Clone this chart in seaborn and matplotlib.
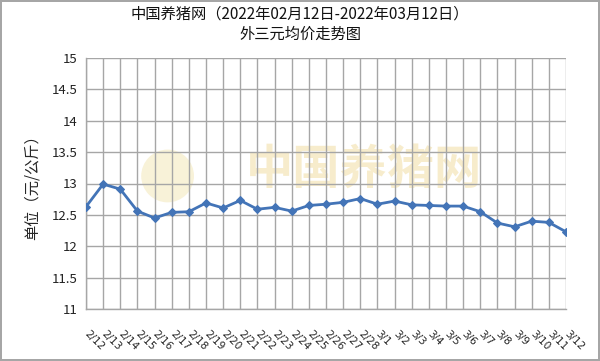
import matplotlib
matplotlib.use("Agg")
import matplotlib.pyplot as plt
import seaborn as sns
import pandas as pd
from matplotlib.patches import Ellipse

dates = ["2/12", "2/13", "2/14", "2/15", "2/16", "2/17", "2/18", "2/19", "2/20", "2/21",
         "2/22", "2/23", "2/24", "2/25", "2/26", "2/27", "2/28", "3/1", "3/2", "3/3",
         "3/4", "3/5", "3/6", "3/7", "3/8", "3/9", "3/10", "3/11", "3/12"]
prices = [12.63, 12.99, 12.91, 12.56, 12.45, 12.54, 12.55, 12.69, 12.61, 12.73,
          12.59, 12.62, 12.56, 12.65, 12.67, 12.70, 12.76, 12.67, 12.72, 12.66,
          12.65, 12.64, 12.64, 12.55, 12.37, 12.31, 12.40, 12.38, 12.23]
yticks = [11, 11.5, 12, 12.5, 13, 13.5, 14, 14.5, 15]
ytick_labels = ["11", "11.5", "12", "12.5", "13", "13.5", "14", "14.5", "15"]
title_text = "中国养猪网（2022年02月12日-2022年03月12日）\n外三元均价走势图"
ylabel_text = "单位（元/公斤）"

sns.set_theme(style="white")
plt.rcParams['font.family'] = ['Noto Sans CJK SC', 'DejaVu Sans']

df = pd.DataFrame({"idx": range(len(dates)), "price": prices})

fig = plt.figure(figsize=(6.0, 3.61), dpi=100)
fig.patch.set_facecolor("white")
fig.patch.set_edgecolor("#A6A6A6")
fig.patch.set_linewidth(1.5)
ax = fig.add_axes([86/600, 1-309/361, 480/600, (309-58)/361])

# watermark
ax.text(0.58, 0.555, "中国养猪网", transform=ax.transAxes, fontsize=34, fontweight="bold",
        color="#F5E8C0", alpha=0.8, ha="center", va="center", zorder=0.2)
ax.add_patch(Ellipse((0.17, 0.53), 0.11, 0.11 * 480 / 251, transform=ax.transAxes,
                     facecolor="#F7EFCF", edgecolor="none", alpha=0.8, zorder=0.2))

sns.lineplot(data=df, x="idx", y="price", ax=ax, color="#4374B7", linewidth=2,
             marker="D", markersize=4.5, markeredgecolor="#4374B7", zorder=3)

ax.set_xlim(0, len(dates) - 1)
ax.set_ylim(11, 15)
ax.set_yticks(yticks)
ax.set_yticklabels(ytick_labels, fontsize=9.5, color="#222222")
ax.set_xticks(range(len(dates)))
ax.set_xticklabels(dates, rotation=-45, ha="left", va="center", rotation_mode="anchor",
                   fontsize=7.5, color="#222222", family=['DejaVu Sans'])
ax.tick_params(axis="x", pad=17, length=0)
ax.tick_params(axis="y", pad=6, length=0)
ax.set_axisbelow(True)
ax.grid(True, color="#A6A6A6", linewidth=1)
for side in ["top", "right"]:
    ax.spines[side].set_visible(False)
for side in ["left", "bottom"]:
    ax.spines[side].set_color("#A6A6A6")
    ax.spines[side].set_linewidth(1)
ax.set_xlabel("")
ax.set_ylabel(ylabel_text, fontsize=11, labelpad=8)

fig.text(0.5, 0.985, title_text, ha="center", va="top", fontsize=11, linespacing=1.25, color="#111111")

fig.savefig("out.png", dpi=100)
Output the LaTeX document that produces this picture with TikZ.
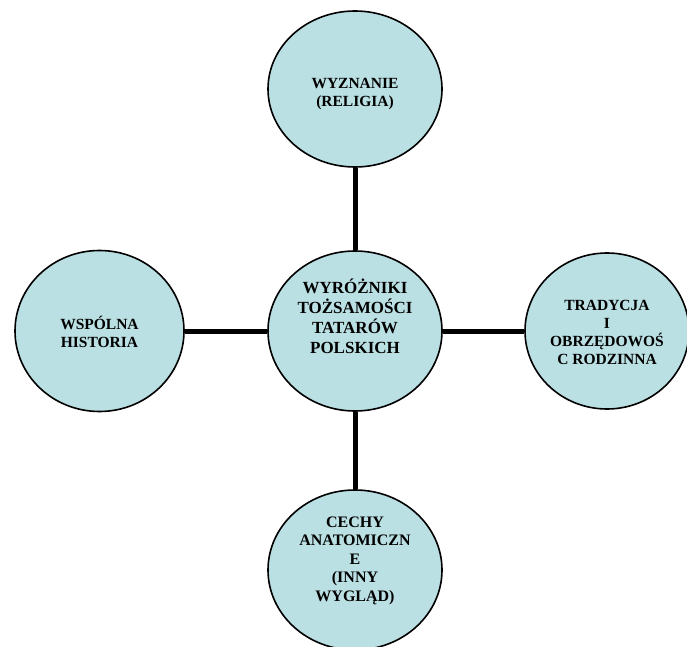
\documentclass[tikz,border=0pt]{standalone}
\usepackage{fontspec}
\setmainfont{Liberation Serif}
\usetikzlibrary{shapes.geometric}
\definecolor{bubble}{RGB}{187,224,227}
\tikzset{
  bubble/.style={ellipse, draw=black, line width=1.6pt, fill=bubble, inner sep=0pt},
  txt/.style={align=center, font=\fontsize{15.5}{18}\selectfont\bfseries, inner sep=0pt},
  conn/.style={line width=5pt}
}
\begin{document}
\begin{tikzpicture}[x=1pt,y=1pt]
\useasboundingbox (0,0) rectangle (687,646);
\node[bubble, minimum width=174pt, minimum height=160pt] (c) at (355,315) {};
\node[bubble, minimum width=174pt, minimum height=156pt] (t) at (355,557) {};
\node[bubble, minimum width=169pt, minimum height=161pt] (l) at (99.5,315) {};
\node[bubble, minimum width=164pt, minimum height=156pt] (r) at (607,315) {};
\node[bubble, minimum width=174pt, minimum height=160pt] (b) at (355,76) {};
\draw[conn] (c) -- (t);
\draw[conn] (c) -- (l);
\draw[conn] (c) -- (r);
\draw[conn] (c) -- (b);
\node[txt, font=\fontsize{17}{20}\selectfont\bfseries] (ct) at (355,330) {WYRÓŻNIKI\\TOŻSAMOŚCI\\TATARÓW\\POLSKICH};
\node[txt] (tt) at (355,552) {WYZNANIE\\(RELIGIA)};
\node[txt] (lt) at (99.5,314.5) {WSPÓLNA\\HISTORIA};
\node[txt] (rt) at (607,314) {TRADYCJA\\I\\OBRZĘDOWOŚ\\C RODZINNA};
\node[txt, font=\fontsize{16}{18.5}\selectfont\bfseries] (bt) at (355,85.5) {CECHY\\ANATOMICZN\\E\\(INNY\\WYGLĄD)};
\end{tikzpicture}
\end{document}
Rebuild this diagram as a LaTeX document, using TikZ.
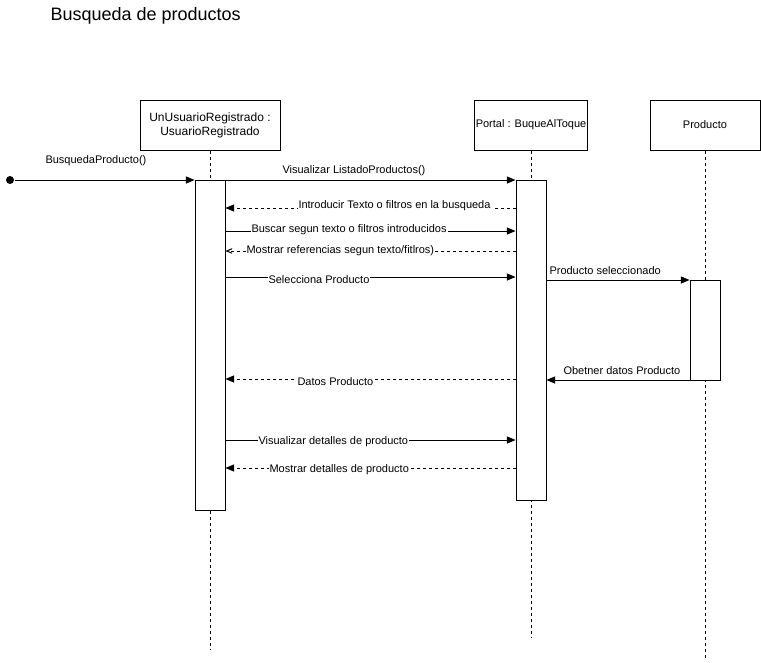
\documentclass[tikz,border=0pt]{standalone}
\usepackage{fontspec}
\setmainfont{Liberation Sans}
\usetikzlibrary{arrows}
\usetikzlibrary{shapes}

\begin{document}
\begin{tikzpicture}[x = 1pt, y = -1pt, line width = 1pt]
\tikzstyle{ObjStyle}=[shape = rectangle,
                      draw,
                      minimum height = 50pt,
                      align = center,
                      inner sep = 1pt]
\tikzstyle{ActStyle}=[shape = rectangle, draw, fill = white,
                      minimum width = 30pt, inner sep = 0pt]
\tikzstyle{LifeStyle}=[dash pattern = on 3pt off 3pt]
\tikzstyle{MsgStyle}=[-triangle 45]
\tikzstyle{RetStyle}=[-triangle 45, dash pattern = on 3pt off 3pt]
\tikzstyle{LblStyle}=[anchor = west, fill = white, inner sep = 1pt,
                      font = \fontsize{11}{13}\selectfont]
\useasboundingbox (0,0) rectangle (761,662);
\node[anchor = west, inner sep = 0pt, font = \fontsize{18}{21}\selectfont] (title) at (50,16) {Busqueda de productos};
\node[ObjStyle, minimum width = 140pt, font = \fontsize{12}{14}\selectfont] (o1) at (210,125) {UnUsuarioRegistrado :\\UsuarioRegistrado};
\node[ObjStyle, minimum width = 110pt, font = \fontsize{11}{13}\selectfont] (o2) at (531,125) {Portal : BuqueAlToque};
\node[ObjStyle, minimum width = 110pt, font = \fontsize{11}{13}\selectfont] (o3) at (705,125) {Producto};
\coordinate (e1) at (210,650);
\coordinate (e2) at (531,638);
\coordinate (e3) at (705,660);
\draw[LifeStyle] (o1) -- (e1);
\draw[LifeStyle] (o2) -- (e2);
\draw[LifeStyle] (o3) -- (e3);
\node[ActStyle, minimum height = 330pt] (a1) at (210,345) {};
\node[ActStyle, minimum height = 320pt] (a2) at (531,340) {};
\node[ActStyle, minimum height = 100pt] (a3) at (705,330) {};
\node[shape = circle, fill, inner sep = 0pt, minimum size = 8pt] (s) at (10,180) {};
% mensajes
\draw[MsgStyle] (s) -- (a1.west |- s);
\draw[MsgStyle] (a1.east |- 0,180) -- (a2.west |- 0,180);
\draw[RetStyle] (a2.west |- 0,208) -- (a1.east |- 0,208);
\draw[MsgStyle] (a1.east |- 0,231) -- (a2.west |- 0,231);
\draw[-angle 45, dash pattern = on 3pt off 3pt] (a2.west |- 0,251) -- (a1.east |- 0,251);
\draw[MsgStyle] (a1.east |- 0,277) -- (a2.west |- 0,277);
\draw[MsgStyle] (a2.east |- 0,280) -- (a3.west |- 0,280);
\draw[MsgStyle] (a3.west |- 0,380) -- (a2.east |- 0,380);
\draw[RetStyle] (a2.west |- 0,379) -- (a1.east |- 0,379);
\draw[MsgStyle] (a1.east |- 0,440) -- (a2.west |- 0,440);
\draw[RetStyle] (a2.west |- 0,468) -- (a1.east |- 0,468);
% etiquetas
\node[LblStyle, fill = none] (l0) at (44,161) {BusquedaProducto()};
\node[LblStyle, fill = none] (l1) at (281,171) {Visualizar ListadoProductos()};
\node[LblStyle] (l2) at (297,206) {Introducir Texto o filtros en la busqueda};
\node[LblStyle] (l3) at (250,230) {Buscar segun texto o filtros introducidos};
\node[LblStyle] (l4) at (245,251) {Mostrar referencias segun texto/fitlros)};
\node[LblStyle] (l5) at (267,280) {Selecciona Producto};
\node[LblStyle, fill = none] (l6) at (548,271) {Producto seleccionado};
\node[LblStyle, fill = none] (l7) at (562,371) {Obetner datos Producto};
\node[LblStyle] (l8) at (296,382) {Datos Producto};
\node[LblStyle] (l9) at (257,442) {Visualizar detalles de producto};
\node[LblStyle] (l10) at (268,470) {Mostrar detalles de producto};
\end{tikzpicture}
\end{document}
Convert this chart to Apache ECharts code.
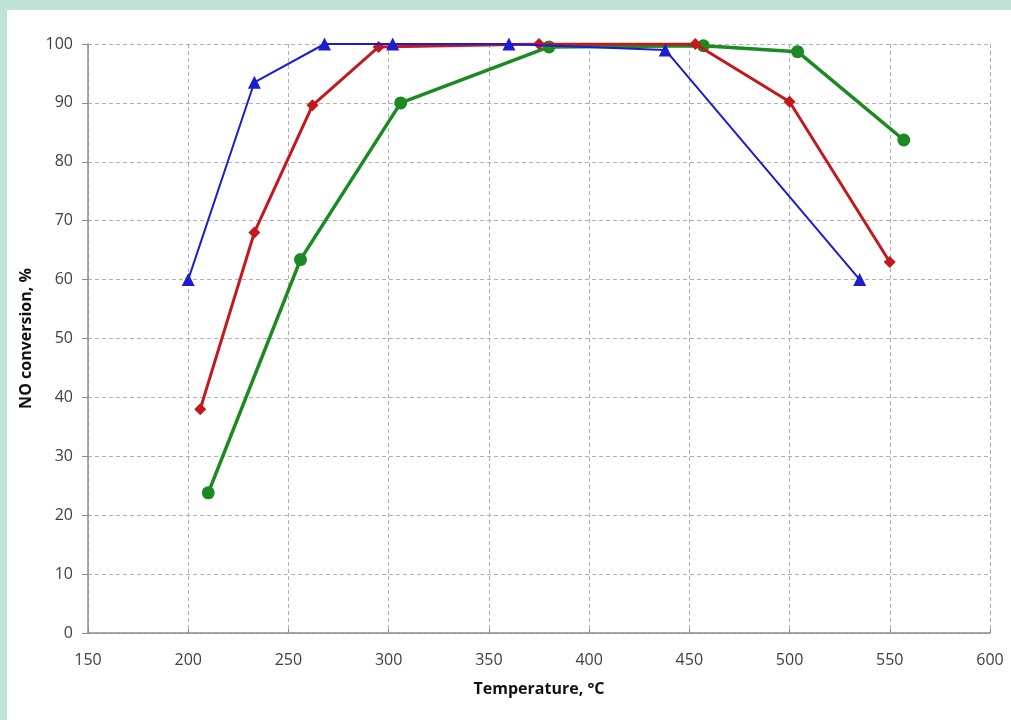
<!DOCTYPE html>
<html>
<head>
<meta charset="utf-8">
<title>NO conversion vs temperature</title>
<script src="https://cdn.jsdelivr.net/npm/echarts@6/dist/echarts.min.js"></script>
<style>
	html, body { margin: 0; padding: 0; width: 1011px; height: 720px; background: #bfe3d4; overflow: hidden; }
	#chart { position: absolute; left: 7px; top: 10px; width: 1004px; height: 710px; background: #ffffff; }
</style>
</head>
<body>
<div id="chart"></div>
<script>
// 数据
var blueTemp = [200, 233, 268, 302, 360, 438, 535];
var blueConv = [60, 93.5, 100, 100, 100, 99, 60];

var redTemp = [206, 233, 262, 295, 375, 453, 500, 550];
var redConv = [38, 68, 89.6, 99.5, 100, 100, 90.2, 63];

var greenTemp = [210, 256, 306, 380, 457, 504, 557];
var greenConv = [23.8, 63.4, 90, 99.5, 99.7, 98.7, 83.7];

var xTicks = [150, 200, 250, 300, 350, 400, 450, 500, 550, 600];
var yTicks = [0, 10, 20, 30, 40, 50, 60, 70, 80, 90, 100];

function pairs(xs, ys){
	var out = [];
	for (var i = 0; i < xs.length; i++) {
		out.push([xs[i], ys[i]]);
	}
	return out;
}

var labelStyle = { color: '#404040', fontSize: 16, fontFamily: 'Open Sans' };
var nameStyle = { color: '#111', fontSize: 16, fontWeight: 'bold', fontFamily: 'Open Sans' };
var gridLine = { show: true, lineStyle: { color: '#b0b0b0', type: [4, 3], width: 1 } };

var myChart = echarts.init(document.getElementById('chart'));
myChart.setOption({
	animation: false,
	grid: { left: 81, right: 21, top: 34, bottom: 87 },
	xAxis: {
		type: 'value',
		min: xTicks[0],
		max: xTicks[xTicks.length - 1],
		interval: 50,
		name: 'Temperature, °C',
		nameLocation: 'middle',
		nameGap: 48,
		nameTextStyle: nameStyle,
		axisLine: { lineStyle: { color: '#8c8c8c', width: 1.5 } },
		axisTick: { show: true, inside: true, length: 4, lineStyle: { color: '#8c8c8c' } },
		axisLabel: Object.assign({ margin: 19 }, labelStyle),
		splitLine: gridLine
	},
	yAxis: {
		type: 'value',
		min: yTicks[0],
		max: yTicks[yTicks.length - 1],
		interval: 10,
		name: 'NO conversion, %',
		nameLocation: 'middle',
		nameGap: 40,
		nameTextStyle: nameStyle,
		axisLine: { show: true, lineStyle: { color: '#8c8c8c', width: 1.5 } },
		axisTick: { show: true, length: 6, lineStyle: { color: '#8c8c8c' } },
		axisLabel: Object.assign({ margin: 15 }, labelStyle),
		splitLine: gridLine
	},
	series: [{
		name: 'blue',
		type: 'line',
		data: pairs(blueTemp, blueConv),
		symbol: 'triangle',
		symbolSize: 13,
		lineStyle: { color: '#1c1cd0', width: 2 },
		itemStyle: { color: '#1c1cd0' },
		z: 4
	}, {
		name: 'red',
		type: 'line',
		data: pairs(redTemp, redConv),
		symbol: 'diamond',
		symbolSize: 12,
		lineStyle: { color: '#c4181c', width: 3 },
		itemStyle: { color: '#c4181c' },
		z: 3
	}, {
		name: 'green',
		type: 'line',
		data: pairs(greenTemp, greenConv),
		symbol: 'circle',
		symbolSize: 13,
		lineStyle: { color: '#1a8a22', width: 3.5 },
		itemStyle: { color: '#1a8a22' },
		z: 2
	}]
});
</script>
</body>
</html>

[Direction]:
Begin at the first line of the entries above and return each line exactly, stopping after the line that contains "from matplotlib.patches import Ellipse". Pictures do not belong in the copy.

[Reply]:
Clone this chart in seaborn and matplotlib.
import matplotlib
matplotlib.use("Agg")
import matplotlib.pyplot as plt
import seaborn as sns
import pandas as pd
from matplotlib.patches import Ellipse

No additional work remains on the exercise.